→ GIVEN PROBLEM: Everything in the data should be repeated exactly, save for the images.
◇ ◇ ◇
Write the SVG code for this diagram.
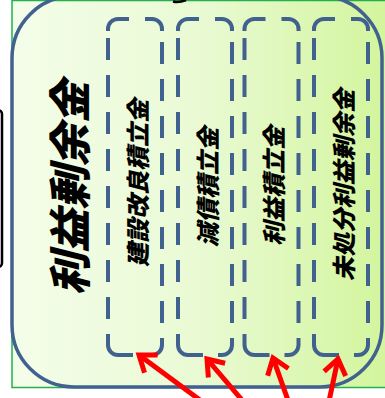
<svg xmlns="http://www.w3.org/2000/svg" width="385" height="398" viewBox="0 0 385 398">
  <defs>
    <linearGradient id="bg" x1="0" y1="0" x2="1" y2="0">
      <stop offset="0" stop-color="#f4fdea"/>
      <stop offset="0.5" stop-color="#e9fad3"/>
      <stop offset="1" stop-color="#d2f59b"/>
    </linearGradient>
    <marker id="ah" markerUnits="userSpaceOnUse" markerWidth="30" markerHeight="30" refX="18" refY="12" orient="auto" viewBox="0 0 30 24">
      <path d="M3,1 L18,12 L3,23" fill="none" stroke="#ff0000" stroke-width="5" stroke-linejoin="miter"/>
    </marker>
    <g id="colshape" class="colline">
      <path d="M0,31 L0,29 A10,10 0 0 1 10,19 L21,19"/>
      <path d="M37,19 L44,19 A10,10 0 0 1 54,29 L54,31"/>
      <line class="side" x1="0" y1="38" x2="0" y2="319"/>
      <line class="side" x1="54" y1="42" x2="54" y2="323"/>
      <path d="M0,334 L0,345 A10,10 0 0 0 10,355 L25,355"/>
      <path d="M40,355 L44,355 A10,10 0 0 0 54,345 L54,338"/>
    </g>
  </defs>
  <style>
    .colline { fill: none; stroke: #41618f; stroke-width: 4; }
    .side { stroke-dasharray: 22 15; }
    .lbl { font-family: "Noto Sans CJK JP", "Noto Sans CJK SC", sans-serif; font-weight: 900; font-style: italic; fill: #000; text-anchor: middle; dominant-baseline: central; }
    .arrow { fill: none; stroke: #ff0000; stroke-width: 5; marker-end: url(#ah); }
  </style>
  <rect x="0" y="0" width="385" height="398" fill="#ffffff"/>
  <g id="background">
    <rect x="12" y="0.5" width="380" height="387" fill="url(#bg)" stroke="#22b14c" stroke-width="1.5"/>
    <rect x="-20" y="110" width="22" height="157" rx="4" fill="none" stroke="#000" stroke-width="2.5"/>
    <path d="M173,1.5 Q179,3 186,0" fill="none" stroke="#000" stroke-width="2.5"/>
  </g>
  <g id="retained-earnings">
    <rect x="12" y="-4" width="370" height="391" rx="62" fill="none" stroke="#41618f" stroke-width="3.5"/>
    <text class="lbl" font-size="43" transform="translate(67,188) rotate(-90)">利益剰余金</text>
  </g>
  <g id="col-kensetsu">
    <use href="#colshape" x="108" y="0"/>
    <text class="lbl" font-size="24" transform="translate(136,183) rotate(-90)">建設改良積立金</text>
  </g>
  <g id="col-gensai">
    <use href="#colshape" x="178" y="0"/>
    <text class="lbl" font-size="24" transform="translate(206,187) rotate(-90)">減債積立金</text>
  </g>
  <g id="col-rieki">
    <use href="#colshape" x="244.5" y="0"/>
    <text class="lbl" font-size="24" transform="translate(272,186) rotate(-90)">利益積立金</text>
  </g>
  <g id="col-mishobun">
    <use href="#colshape" x="314" y="0"/>
    <text class="lbl" font-size="24" transform="translate(342,185) rotate(-90)">未処分利益剰余金</text>
  </g>
  <g id="connectors">
    <path class="arrow" d="M227,420 L139,355"/>
    <path class="arrow" d="M259,420 L207,359"/>
    <path class="arrow" d="M295,420 L273,358"/>
    <path class="arrow" d="M325,420 L338,359"/>
  </g>
</svg>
◇ ◇ ◇
→ EXERCISE RESPONSE:
Write the SVG code for this diagram.
<svg xmlns="http://www.w3.org/2000/svg" width="385" height="398" viewBox="0 0 385 398">
  <defs>
    <linearGradient id="bg" x1="0" y1="0" x2="1" y2="0">
      <stop offset="0" stop-color="#f4fdea"/>
      <stop offset="0.5" stop-color="#e9fad3"/>
      <stop offset="1" stop-color="#d2f59b"/>
    </linearGradient>
    <marker id="ah" markerUnits="userSpaceOnUse" markerWidth="30" markerHeight="30" refX="18" refY="12" orient="auto" viewBox="0 0 30 24">
      <path d="M3,1 L18,12 L3,23" fill="none" stroke="#ff0000" stroke-width="5" stroke-linejoin="miter"/>
    </marker>
    <g id="colshape" class="colline">
      <path d="M0,31 L0,29 A10,10 0 0 1 10,19 L21,19"/>
      <path d="M37,19 L44,19 A10,10 0 0 1 54,29 L54,31"/>
      <line class="side" x1="0" y1="38" x2="0" y2="319"/>
      <line class="side" x1="54" y1="42" x2="54" y2="323"/>
      <path d="M0,334 L0,345 A10,10 0 0 0 10,355 L25,355"/>
      <path d="M40,355 L44,355 A10,10 0 0 0 54,345 L54,338"/>
    </g>
  </defs>
  <style>
    .colline { fill: none; stroke: #41618f; stroke-width: 4; }
    .side { stroke-dasharray: 22 15; }
    .lbl { font-family: "Noto Sans CJK JP", "Noto Sans CJK SC", sans-serif; font-weight: 900; font-style: italic; fill: #000; text-anchor: middle; dominant-baseline: central; }
    .arrow { fill: none; stroke: #ff0000; stroke-width: 5; marker-end: url(#ah); }
  </style>
  <rect x="0" y="0" width="385" height="398" fill="#ffffff"/>
  <g id="background">
    <rect x="12" y="0.5" width="380" height="387" fill="url(#bg)" stroke="#22b14c" stroke-width="1.5"/>
    <rect x="-20" y="110" width="22" height="157" rx="4" fill="none" stroke="#000" stroke-width="2.5"/>
    <path d="M173,1.5 Q179,3 186,0" fill="none" stroke="#000" stroke-width="2.5"/>
  </g>
  <g id="retained-earnings">
    <rect x="12" y="-4" width="370" height="391" rx="62" fill="none" stroke="#41618f" stroke-width="3.5"/>
    <text class="lbl" font-size="43" transform="translate(67,188) rotate(-90)">利益剰余金</text>
  </g>
  <g id="col-kensetsu">
    <use href="#colshape" x="108" y="0"/>
    <text class="lbl" font-size="24" transform="translate(136,183) rotate(-90)">建設改良積立金</text>
  </g>
  <g id="col-gensai">
    <use href="#colshape" x="178" y="0"/>
    <text class="lbl" font-size="24" transform="translate(206,187) rotate(-90)">減債積立金</text>
  </g>
  <g id="col-rieki">
    <use href="#colshape" x="244.5" y="0"/>
    <text class="lbl" font-size="24" transform="translate(272,186) rotate(-90)">利益積立金</text>
  </g>
  <g id="col-mishobun">
    <use href="#colshape" x="314" y="0"/>
    <text class="lbl" font-size="24" transform="translate(342,185) rotate(-90)">未処分利益剰余金</text>
  </g>
  <g id="connectors">
    <path class="arrow" d="M227,420 L139,355"/>
    <path class="arrow" d="M259,420 L207,359"/>
    <path class="arrow" d="M295,420 L273,358"/>
    <path class="arrow" d="M325,420 L338,359"/>
  </g>
</svg>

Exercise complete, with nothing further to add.